In his Antiquities of Rome, Dionysius of Halicarnassus writes: "History is philosophy teaching by examples." I cannot agree more, as long as it is understood, that we are talking about the best of what we call history. It must also be noted that the factual veracity of the historical account is not a necessary requirement for our historian. Herodotus is a historian of genius not for telling us the whole truth, and nothing but the truth, but as an exceptional supplier of meaningful historical examples, which have become the perennial fodder for the philosopher-teacher. The question of factual veracity is by no means a moot matter. History is replete with errors and deliberate falsehoods. Recording it, with a naïve belief in its truthfulness, perpetuates the lie, and makes the straight historian an unwitting accomplice in the crime thus committed. In my entry Historian And The Poet, I look at Schopenhauer’s distinction between the two, in Die Welt als Wille und Vorstellung, #51, where the poet is pronounced superior to the historian for several obvious reasons (see that entry), and find Schopenhauer right in his description of a bad historian, whereas in my notion, the good historian is a creator and, yes, a poet himself, rather than a recorder, the thought having been expressed by Nietzsche, but certainly finding its source in this passage from Schopenhauer! (Here is the passage itself, in shortened form, given here for reference: "That which is significant in itself is found far more accurately in poetry than in history and thus however paradoxical it sounds, far more really genuine truth is to be attributed to poetry than to history.
For the historian must accurately follow the particular event, according to life, as it develops itself in time in the manifold tangled chains of causes and effects. It is, however, impossible that he can have all the data for this; he cannot have seen it all and discovered it all. He is forsaken at every moment by the original of his picture, or a false one substitutes itself for it, and this so constantly, that I may assume that in all history the false outweighs the true. The poet, on the contrary, comprehends the Idea of Man from some definite side, which is to be represented; thus it is the nature of his own self, which objectifies itself in it for him.
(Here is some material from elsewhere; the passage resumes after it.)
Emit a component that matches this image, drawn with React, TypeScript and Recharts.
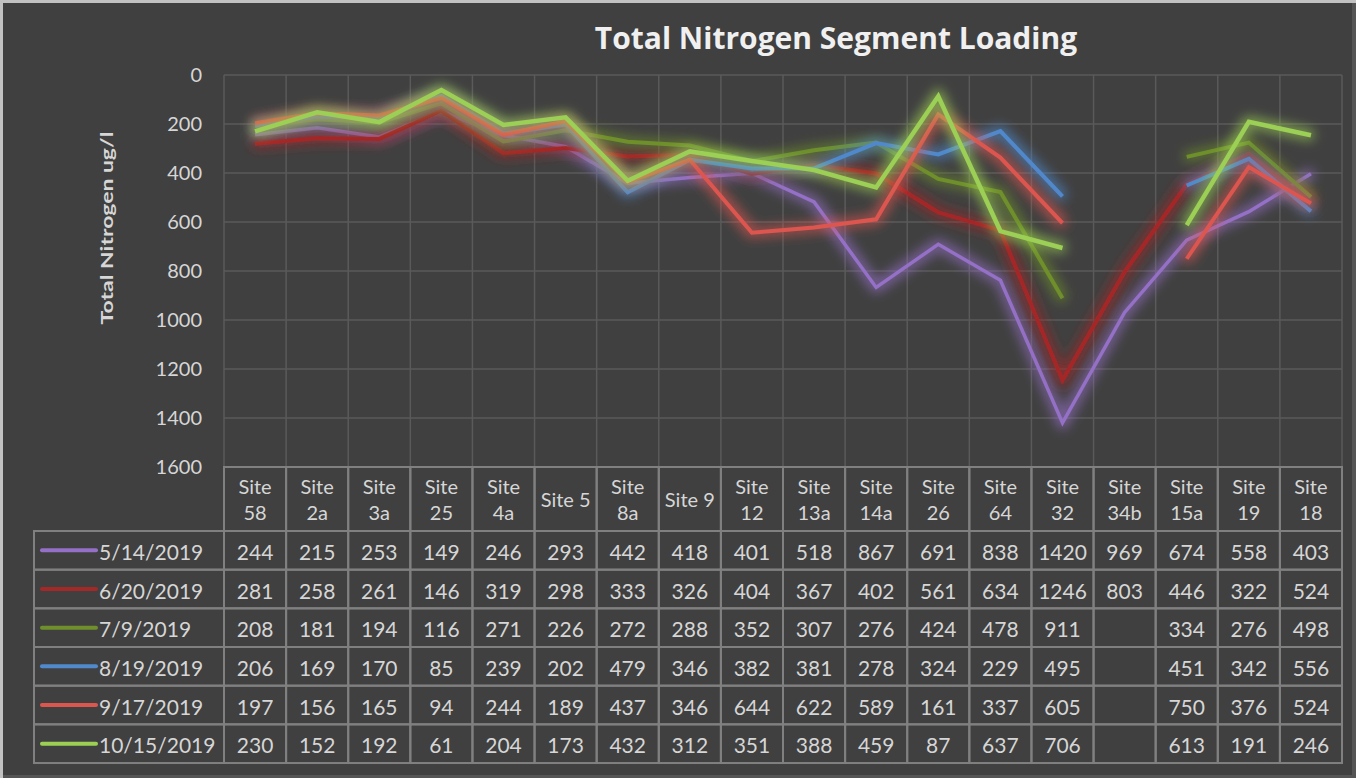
import { CartesianGrid, Line, LineChart, XAxis, YAxis } from 'recharts';

const sites = [
  'Site 58', 'Site 2a', 'Site 3a', 'Site 25', 'Site 4a', 'Site 5', 'Site 8a', 'Site 9', 'Site 12',
  'Site 13a', 'Site 14a', 'Site 26', 'Site 64', 'Site 32', 'Site 34b', 'Site 15a', 'Site 19', 'Site 18',
];

const may14 = [244, 215, 253, 149, 246, 293, 442, 418, 401, 518, 867, 691, 838, 1420, 969, 674, 558, 403];
const jun20 = [281, 258, 261, 146, 319, 298, 333, 326, 404, 367, 402, 561, 634, 1246, 803, 446, 322, 524];
const jul9 = [208, 181, 194, 116, 271, 226, 272, 288, 352, 307, 276, 424, 478, 911, null, 334, 276, 498];
const aug19 = [206, 169, 170, 85, 239, 202, 479, 346, 382, 381, 278, 324, 229, 495, null, 451, 342, 556];
const sep17 = [197, 156, 165, 94, 244, 189, 437, 346, 644, 622, 589, 161, 337, 605, null, 750, 376, 524];
const oct15 = [230, 152, 192, 61, 204, 173, 432, 312, 351, 388, 459, 87, 637, 706, null, 613, 191, 246];

const yTicks = [0, 200, 400, 600, 800, 1000, 1200, 1400, 1600];

const series = [
  { key: 'may14', name: '5/14/2019', values: may14, color: '#9470c6', width: 3.5 },
  { key: 'jun20', name: '6/20/2019', values: jun20, color: '#a52828', width: 4 },
  { key: 'jul9', name: '7/9/2019', values: jul9, color: '#6e8f2c', width: 4 },
  { key: 'aug19', name: '8/19/2019', values: aug19, color: '#5089cc', width: 4 },
  { key: 'sep17', name: '9/17/2019', values: sep17, color: '#dc5650', width: 4 },
  { key: 'oct15', name: '10/15/2019', values: oct15, color: '#9ccf54', width: 4.5 },
];

const data = sites.map((site, i) => {
  const row: Record<string, string | number | null> = { site };
  series.forEach((s) => {
    row[s.key] = s.values[i];
  });
  return row;
});

// layout
const W = 1356;
const H = 778;
const PLOT_LEFT = 224;
const PLOT_RIGHT = 1342;
const PLOT_TOP = 75;
const PLOT_BOTTOM = 467;
const HEADER_H = 64;
const ROW_H = 38.67;
const TABLE_BOTTOM = PLOT_BOTTOM + HEADER_H + ROW_H * series.length;
const LEGEND_LEFT = 34;

const BG = '#404040';
const GRID = '#5a5a5a';
const BORDER = '#808080';
const TEXT = '#d6d6d6';
const FONT = 'Lato, "Open Sans", sans-serif';

function TableColumn(props: any) {
  const { x, y, payload } = props;
  const index = props.index ?? payload.index;
  const colW = (PLOT_RIGHT - PLOT_LEFT) / sites.length;
  const left = x - colW / 2;
  const label: string = payload.value;
  const lines = label.length > 6 ? label.split(' ') : [label];
  return (
    <g>
      <rect x={left} y={y} width={colW} height={HEADER_H} fill="none" stroke={BORDER} strokeWidth={2} />
      {lines.map((t, k) => (
        <text
          key={k}
          x={x}
          y={y + HEADER_H / 2 + (k - (lines.length - 1) / 2) * 26}
          textAnchor="middle"
          dominantBaseline="central"
          fill={TEXT}
          fontSize={20}
          fontFamily={FONT}
        >
          {t}
        </text>
      ))}
      {series.map((s, r) => {
        const top = y + HEADER_H + r * ROW_H;
        const v = s.values[index];
        return (
          <g key={s.key}>
            <rect x={left} y={top} width={colW} height={ROW_H} fill="none" stroke={BORDER} strokeWidth={2} />
            {v != null && (
              <text
                x={x}
                y={top + ROW_H / 2 + 1}
                textAnchor="middle"
                dominantBaseline="central"
                fill={TEXT}
                fontSize={21}
                fontFamily={FONT}
              >
                {v}
              </text>
            )}
          </g>
        );
      })}
    </g>
  );
}

export default function App() {
  return (
    <div
      style={{
        position: 'absolute',
        left: 0,
        top: 0,
        width: W,
        height: H,
        background: BG,
        overflow: 'hidden',
      }}
    >
      <style>{`.glow-line path { filter: url(#glow); }`}</style>
      <svg width={W} height={H} style={{ position: 'absolute', left: 0, top: 0 }}>
        <defs>
          <filter id="glow" filterUnits="userSpaceOnUse" x={0} y={0} width={W} height={H}>
            <feMorphology in="SourceGraphic" operator="dilate" radius={3} result="fat" />
            <feGaussianBlur in="fat" stdDeviation={6} result="blur" />
            <feComponentTransfer in="blur" result="soft">
              <feFuncA type="linear" slope={0.65} />
            </feComponentTransfer>
            <feMerge>
              <feMergeNode in="soft" />
              <feMergeNode in="SourceGraphic" />
            </feMerge>
          </filter>
        </defs>
        {/* legend column of the data table */}
        {series.map((s, r) => {
          const top = PLOT_BOTTOM + HEADER_H + r * ROW_H;
          return (
            <g key={s.key}>
              <rect
                x={LEGEND_LEFT}
                y={top}
                width={PLOT_LEFT - LEGEND_LEFT}
                height={ROW_H}
                fill="none"
                stroke={BORDER}
                strokeWidth={2}
              />
              <line
                x1={42}
                x2={96}
                y1={top + ROW_H / 2}
                y2={top + ROW_H / 2}
                stroke={s.color}
                strokeWidth={4}
                strokeLinecap="round"
              />
              <text
                x={99}
                y={top + ROW_H / 2 + 1}
                dominantBaseline="central"
                fill={TEXT}
                fontSize={21}
                fontFamily={FONT}
              >
                {s.name}
              </text>
            </g>
          );
        })}
      </svg>

      <div style={{ position: 'absolute', left: 0, top: 0 }}>
        <LineChart
          width={W}
          height={H}
          data={data}
          margin={{ top: PLOT_TOP, right: W - PLOT_RIGHT, bottom: H - TABLE_BOTTOM, left: 0 }}
        >
          <CartesianGrid
            stroke={GRID}
            strokeWidth={1.5}
            verticalCoordinatesGenerator={({ offset }: any) =>
              sites.map((_, i) => offset.left + (i * offset.width) / sites.length).concat(offset.left + offset.width)
            }
          />
          <XAxis
            dataKey="site"
            type="category"
            scale="band"
            interval={0}
            axisLine={false}
            tickLine={false}
            tickSize={0}
            tickMargin={0}
            height={TABLE_BOTTOM - PLOT_BOTTOM}
            tick={<TableColumn />}
          />
          <YAxis
            type="number"
            domain={[0, 1600]}
            ticks={yTicks}
            interval={0}
            reversed
            width={PLOT_LEFT}
            axisLine={false}
            tickLine={false}
            tickMargin={16}
            tick={{ fill: TEXT, fontSize: 20, fontFamily: FONT }}
          />
          {series.map((s) => (
            <Line
              key={s.key}
              className="glow-line"
              dataKey={s.key}
              name={s.name}
              type="linear"
              stroke={s.color}
              strokeWidth={s.width}
              dot={false}
              activeDot={false}
              connectNulls={false}
              isAnimationActive={false}
            />
          ))}
        </LineChart>
      </div>

      <div
        style={{
          position: 'absolute',
          left: 0,
          width: 1672,
          top: 17,
          textAlign: 'center',
          color: '#f0f0f0',
          fontFamily: '"Open Sans", sans-serif',
          fontWeight: 700,
          fontSize: 30,
          lineHeight: '42px',
        }}
      >
        Total Nitrogen Segment Loading
      </div>

      <div
        style={{
          position: 'absolute',
          left: 106,
          top: 228,
          transform: 'translate(-50%, -50%) rotate(-90deg) scaleX(1.35)',
          whiteSpace: 'nowrap',
          color: TEXT,
          fontFamily: FONT,
          fontWeight: 700,
          fontSize: 17,
        }}
      >
        Total Nitrogen ug/l
      </div>

      <div
        style={{
          position: 'absolute',
          inset: 0,
          pointerEvents: 'none',
          boxShadow: 'inset 3px 3px 0 #c2c2c2, inset -4px -3px 0 #555555',
        }}
      />
    </div>
  );
}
His knowledge is half a priori; his ideal stands before his mind firm, distinct, brightly illuminated, and cannot forsake him; therefore, he shows us the Idea pure and distinct, and his delineation of it is true, as life itself. The great ancient historians are, therefore, poets." Die Welt als Wille und Vorstellung, #51)
When Nietzsche talks about the only type of good historian, the one, who not just records history, but also makes it, he rightfully discerns the creative aspect of being a political scientist and a political philosopher in the best and, perhaps, the only true sense of the word. One must always have a nose for the truth, and an imagination to look for it in strange places.
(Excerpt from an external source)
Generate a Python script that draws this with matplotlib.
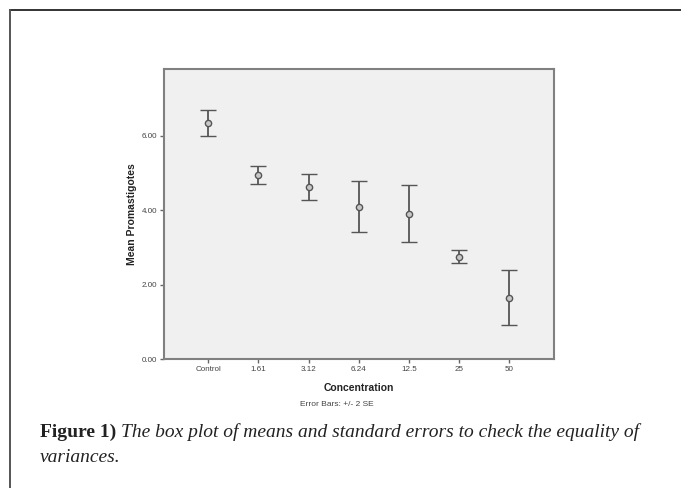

There is another alleged aspect of the good historian, as stated by Polybius, and reiterated by Lucian:
"It is natural for a good man to love his country and his friends, and to hate the enemies of both. But when he writes history he must abandon such feelings, and be prepared to praise enemies who deserve it, and to censure the dearest and most intimate friends." (Polybius, Histories, I)
Lucian is even more uncompromising:
"He should know in his writings no country and no city; he should bow to no authority and acknowledge no king." (Lucian, How History Should be Written.)
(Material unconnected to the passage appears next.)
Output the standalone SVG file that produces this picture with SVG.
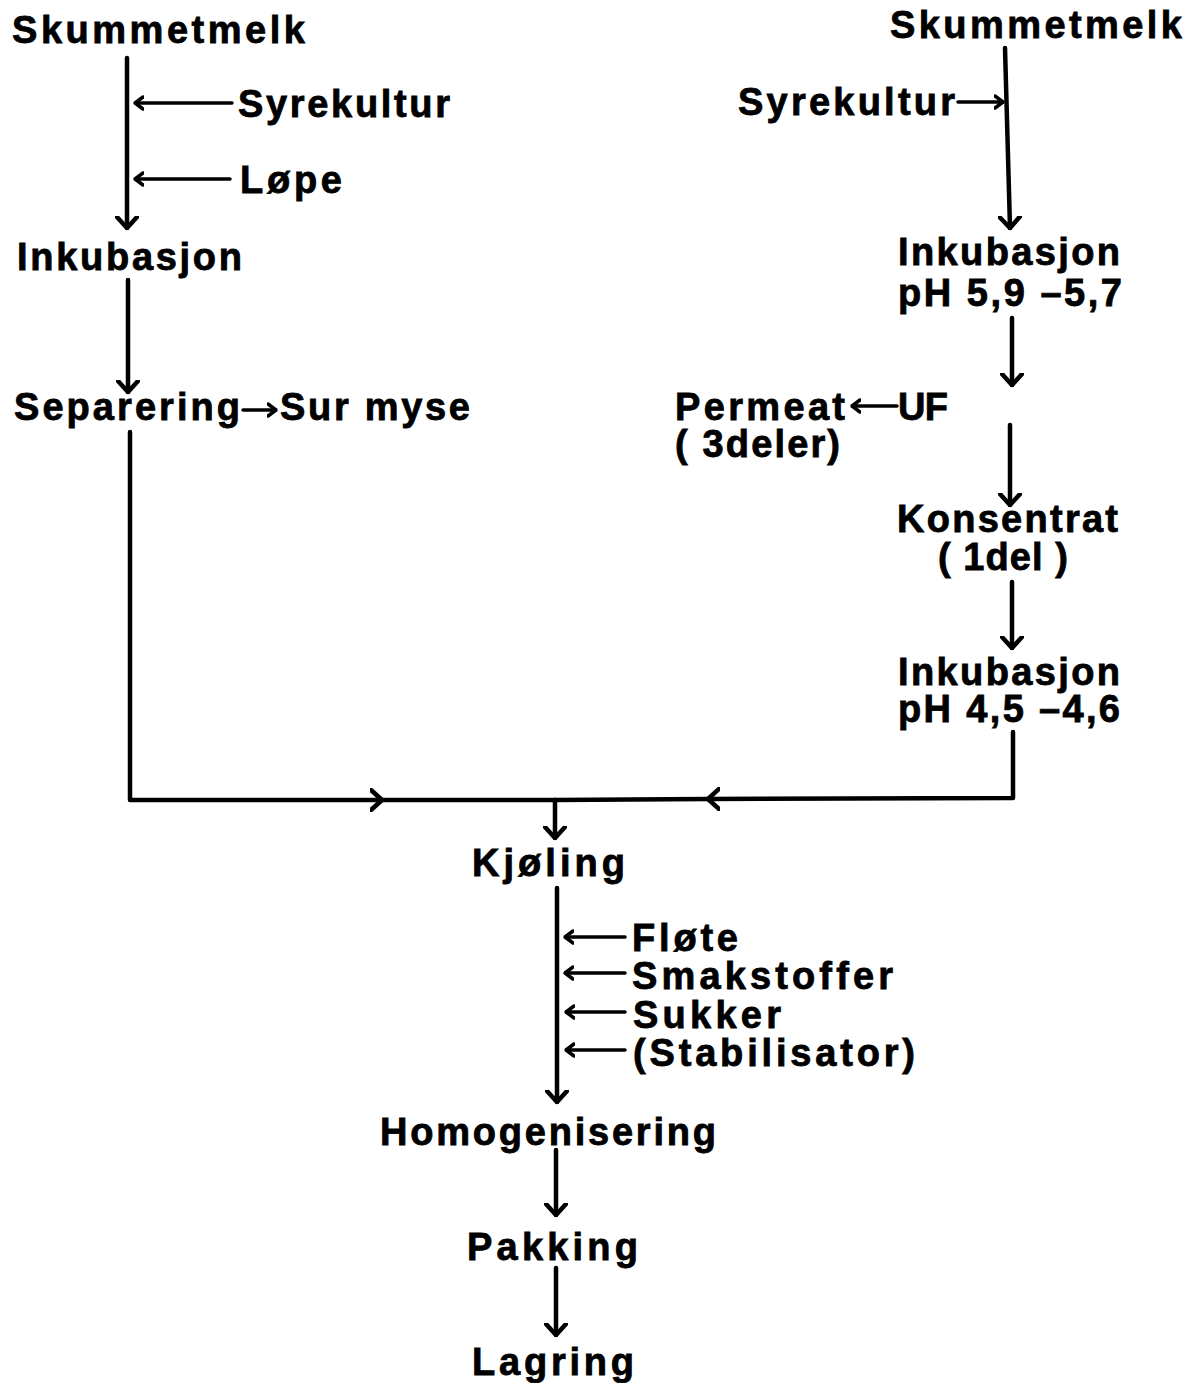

Seeing the valid point of them both, in the quoted passages, I still wonder, whether they have gone too far, in denying the good historian a healthy measure of prejudice for his own "volk" and "Reich," if not always for his "Führer." After all, Stalin would seriously contradict them both, in describing history as a class concept, written by the ruling classes, and from their perspective, and Stalin did know a thing or two about the real life, as opposed to wishful thinking.
But returning to the good historian, does he really have to be a mirror rejecting all teleology, affirming as little as he is denying, in the sarcastic words of Nietzsche’s Genealogie (III-26)? One does not have to be a Sybel or a Treitschke, of Nietzsche’s ridicule, in Jenseits-251, to be a nationalist-historian without being a nationalist bigot. The examples of the greatest Russian historians: Karamzin, Solovyev, Klyuchevsky, plus Zabelin, Kostomarov, and others, show us that it is possible for a historian to be unabashedly patriotic, yet superlatively professional, and almost poetically all-encompassing and complete. Of course, these Russian historians were all historiographers of Russia, putting their motherland at the center of the universe by the virtue of their set task. None of them set out to write an objective history of the entire world, down to their contemporary times, which only an arrogant German scholar, like Dr. Jäger or Dr. Ranke, could venture. The best Weltgeschichte is always necessarily a derivative work. All original history must be both native in origin and thoroughly, poetically subjective.